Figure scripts
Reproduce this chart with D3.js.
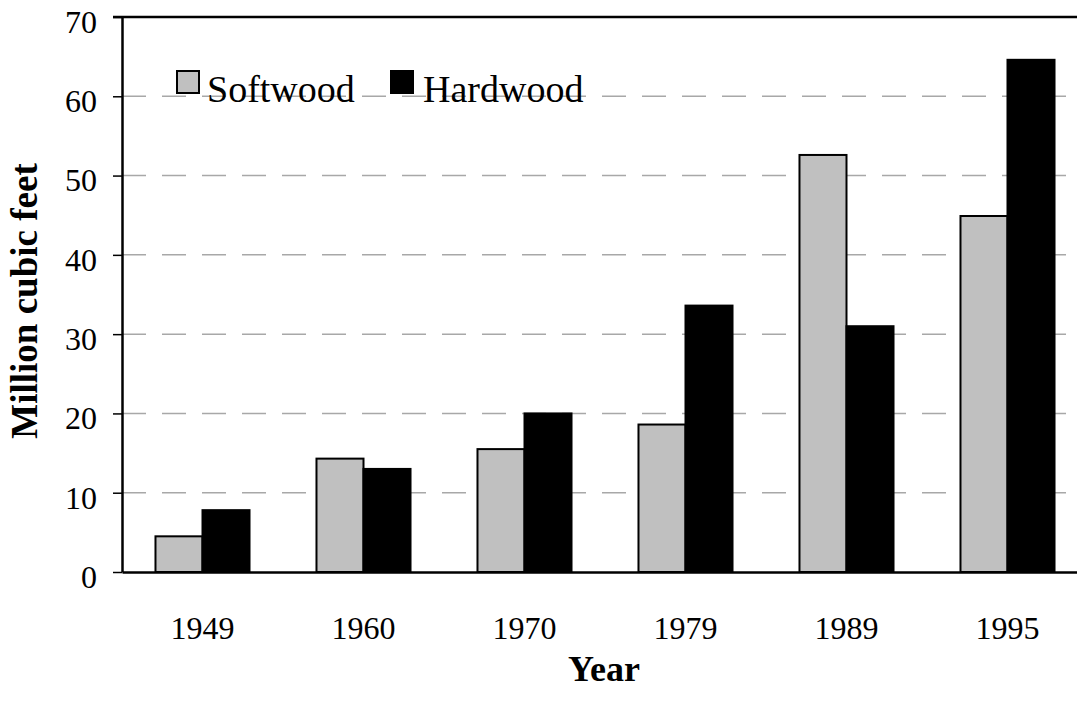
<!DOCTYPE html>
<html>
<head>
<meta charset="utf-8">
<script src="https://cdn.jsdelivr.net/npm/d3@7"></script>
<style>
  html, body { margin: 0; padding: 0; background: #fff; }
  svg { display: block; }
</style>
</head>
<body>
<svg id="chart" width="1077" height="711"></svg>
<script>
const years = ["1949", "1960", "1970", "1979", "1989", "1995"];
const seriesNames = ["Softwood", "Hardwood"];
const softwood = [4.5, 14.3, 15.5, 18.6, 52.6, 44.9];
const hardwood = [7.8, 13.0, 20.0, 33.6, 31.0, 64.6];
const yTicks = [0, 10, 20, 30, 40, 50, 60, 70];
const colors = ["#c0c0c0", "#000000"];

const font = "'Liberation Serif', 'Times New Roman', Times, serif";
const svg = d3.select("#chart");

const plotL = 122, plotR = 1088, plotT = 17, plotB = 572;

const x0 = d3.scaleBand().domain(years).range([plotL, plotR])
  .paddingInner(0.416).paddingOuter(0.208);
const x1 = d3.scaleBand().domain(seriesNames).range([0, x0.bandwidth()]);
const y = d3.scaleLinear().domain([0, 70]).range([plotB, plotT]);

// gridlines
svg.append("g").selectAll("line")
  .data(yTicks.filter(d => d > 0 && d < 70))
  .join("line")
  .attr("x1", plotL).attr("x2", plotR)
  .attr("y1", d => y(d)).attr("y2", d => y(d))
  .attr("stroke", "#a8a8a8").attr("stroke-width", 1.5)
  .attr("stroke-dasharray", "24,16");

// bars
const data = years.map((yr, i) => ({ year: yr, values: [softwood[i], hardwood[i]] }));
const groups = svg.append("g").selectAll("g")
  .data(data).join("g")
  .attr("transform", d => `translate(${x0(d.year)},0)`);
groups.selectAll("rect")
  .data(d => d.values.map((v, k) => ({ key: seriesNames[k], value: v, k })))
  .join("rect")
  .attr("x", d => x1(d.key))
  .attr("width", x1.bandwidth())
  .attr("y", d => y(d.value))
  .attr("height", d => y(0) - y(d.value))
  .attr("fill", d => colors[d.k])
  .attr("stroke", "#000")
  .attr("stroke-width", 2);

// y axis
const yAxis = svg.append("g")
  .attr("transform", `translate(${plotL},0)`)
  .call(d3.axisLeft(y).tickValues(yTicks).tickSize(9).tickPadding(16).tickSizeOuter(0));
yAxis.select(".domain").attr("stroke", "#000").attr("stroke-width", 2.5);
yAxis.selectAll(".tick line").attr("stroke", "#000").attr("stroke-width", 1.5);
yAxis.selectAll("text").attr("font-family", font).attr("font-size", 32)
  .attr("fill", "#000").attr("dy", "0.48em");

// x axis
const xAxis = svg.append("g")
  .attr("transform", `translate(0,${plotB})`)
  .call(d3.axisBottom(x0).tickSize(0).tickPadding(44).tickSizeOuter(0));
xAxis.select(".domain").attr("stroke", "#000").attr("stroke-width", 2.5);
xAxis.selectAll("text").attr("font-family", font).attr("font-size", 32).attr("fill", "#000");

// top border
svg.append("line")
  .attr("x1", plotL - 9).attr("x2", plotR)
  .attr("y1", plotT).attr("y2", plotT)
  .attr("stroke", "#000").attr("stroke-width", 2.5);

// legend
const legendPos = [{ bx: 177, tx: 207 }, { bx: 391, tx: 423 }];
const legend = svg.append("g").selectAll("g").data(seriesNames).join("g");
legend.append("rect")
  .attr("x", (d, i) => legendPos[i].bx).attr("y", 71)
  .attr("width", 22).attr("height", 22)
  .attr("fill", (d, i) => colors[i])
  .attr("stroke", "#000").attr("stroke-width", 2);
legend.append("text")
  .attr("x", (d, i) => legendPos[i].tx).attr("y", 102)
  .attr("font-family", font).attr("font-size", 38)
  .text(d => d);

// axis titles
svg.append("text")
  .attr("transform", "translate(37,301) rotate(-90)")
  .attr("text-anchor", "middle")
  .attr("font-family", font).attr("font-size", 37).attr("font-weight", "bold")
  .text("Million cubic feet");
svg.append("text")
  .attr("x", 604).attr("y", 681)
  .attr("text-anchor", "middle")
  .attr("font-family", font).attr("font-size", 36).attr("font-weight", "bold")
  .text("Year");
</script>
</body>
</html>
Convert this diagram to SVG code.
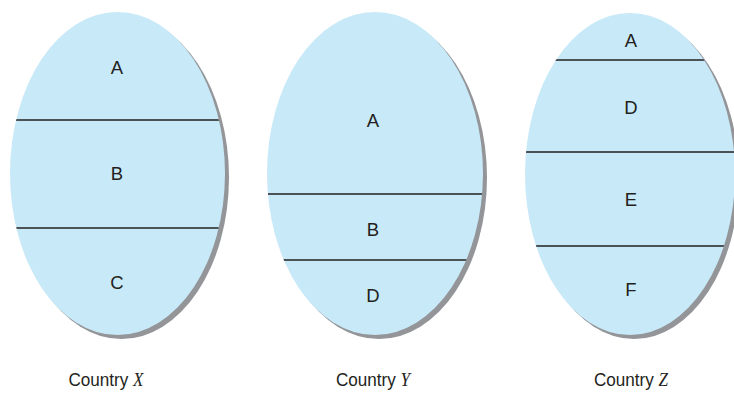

TASK TO CARRY OUT: Reproduce the material word for word. Any pictures should be left out of the copy.

REPLY:
Reproduce this chart with D3.js.
<!DOCTYPE html>
<html>
<head>
<meta charset="utf-8">
<script src="https://cdn.jsdelivr.net/npm/d3@7"></script>
<style>
  html, body { margin: 0; padding: 0; background: #fff; }
  svg { display: block; }
</style>
</head>
<body>
<svg id="chart" width="1077" height="711"></svg>
<script>
const years = ["1949", "1960", "1970", "1979", "1989", "1995"];
const seriesNames = ["Softwood", "Hardwood"];
const softwood = [4.5, 14.3, 15.5, 18.6, 52.6, 44.9];
const hardwood = [7.8, 13.0, 20.0, 33.6, 31.0, 64.6];
const yTicks = [0, 10, 20, 30, 40, 50, 60, 70];
const colors = ["#c0c0c0", "#000000"];

const font = "'Liberation Serif', 'Times New Roman', Times, serif";
const svg = d3.select("#chart");

const plotL = 122, plotR = 1088, plotT = 17, plotB = 572;

const x0 = d3.scaleBand().domain(years).range([plotL, plotR])
  .paddingInner(0.416).paddingOuter(0.208);
const x1 = d3.scaleBand().domain(seriesNames).range([0, x0.bandwidth()]);
const y = d3.scaleLinear().domain([0, 70]).range([plotB, plotT]);

// gridlines
svg.append("g").selectAll("line")
  .data(yTicks.filter(d => d > 0 && d < 70))
  .join("line")
  .attr("x1", plotL).attr("x2", plotR)
  .attr("y1", d => y(d)).attr("y2", d => y(d))
  .attr("stroke", "#a8a8a8").attr("stroke-width", 1.5)
  .attr("stroke-dasharray", "24,16");

// bars
const data = years.map((yr, i) => ({ year: yr, values: [softwood[i], hardwood[i]] }));
const groups = svg.append("g").selectAll("g")
  .data(data).join("g")
  .attr("transform", d => `translate(${x0(d.year)},0)`);
groups.selectAll("rect")
  .data(d => d.values.map((v, k) => ({ key: seriesNames[k], value: v, k })))
  .join("rect")
  .attr("x", d => x1(d.key))
  .attr("width", x1.bandwidth())
  .attr("y", d => y(d.value))
  .attr("height", d => y(0) - y(d.value))
  .attr("fill", d => colors[d.k])
  .attr("stroke", "#000")
  .attr("stroke-width", 2);

// y axis
const yAxis = svg.append("g")
  .attr("transform", `translate(${plotL},0)`)
  .call(d3.axisLeft(y).tickValues(yTicks).tickSize(9).tickPadding(16).tickSizeOuter(0));
yAxis.select(".domain").attr("stroke", "#000").attr("stroke-width", 2.5);
yAxis.selectAll(".tick line").attr("stroke", "#000").attr("stroke-width", 1.5);
yAxis.selectAll("text").attr("font-family", font).attr("font-size", 32)
  .attr("fill", "#000").attr("dy", "0.48em");

// x axis
const xAxis = svg.append("g")
  .attr("transform", `translate(0,${plotB})`)
  .call(d3.axisBottom(x0).tickSize(0).tickPadding(44).tickSizeOuter(0));
xAxis.select(".domain").attr("stroke", "#000").attr("stroke-width", 2.5);
xAxis.selectAll("text").attr("font-family", font).attr("font-size", 32).attr("fill", "#000");

// top border
svg.append("line")
  .attr("x1", plotL - 9).attr("x2", plotR)
  .attr("y1", plotT).attr("y2", plotT)
  .attr("stroke", "#000").attr("stroke-width", 2.5);

// legend
const legendPos = [{ bx: 177, tx: 207 }, { bx: 391, tx: 423 }];
const legend = svg.append("g").selectAll("g").data(seriesNames).join("g");
legend.append("rect")
  .attr("x", (d, i) => legendPos[i].bx).attr("y", 71)
  .attr("width", 22).attr("height", 22)
  .attr("fill", (d, i) => colors[i])
  .attr("stroke", "#000").attr("stroke-width", 2);
legend.append("text")
  .attr("x", (d, i) => legendPos[i].tx).attr("y", 102)
  .attr("font-family", font).attr("font-size", 38)
  .text(d => d);

// axis titles
svg.append("text")
  .attr("transform", "translate(37,301) rotate(-90)")
  .attr("text-anchor", "middle")
  .attr("font-family", font).attr("font-size", 37).attr("font-weight", "bold")
  .text("Million cubic feet");
svg.append("text")
  .attr("x", 604).attr("y", 681)
  .attr("text-anchor", "middle")
  .attr("font-family", font).attr("font-size", 36).attr("font-weight", "bold")
  .text("Year");
</script>
</body>
</html>
Convert this diagram to SVG code.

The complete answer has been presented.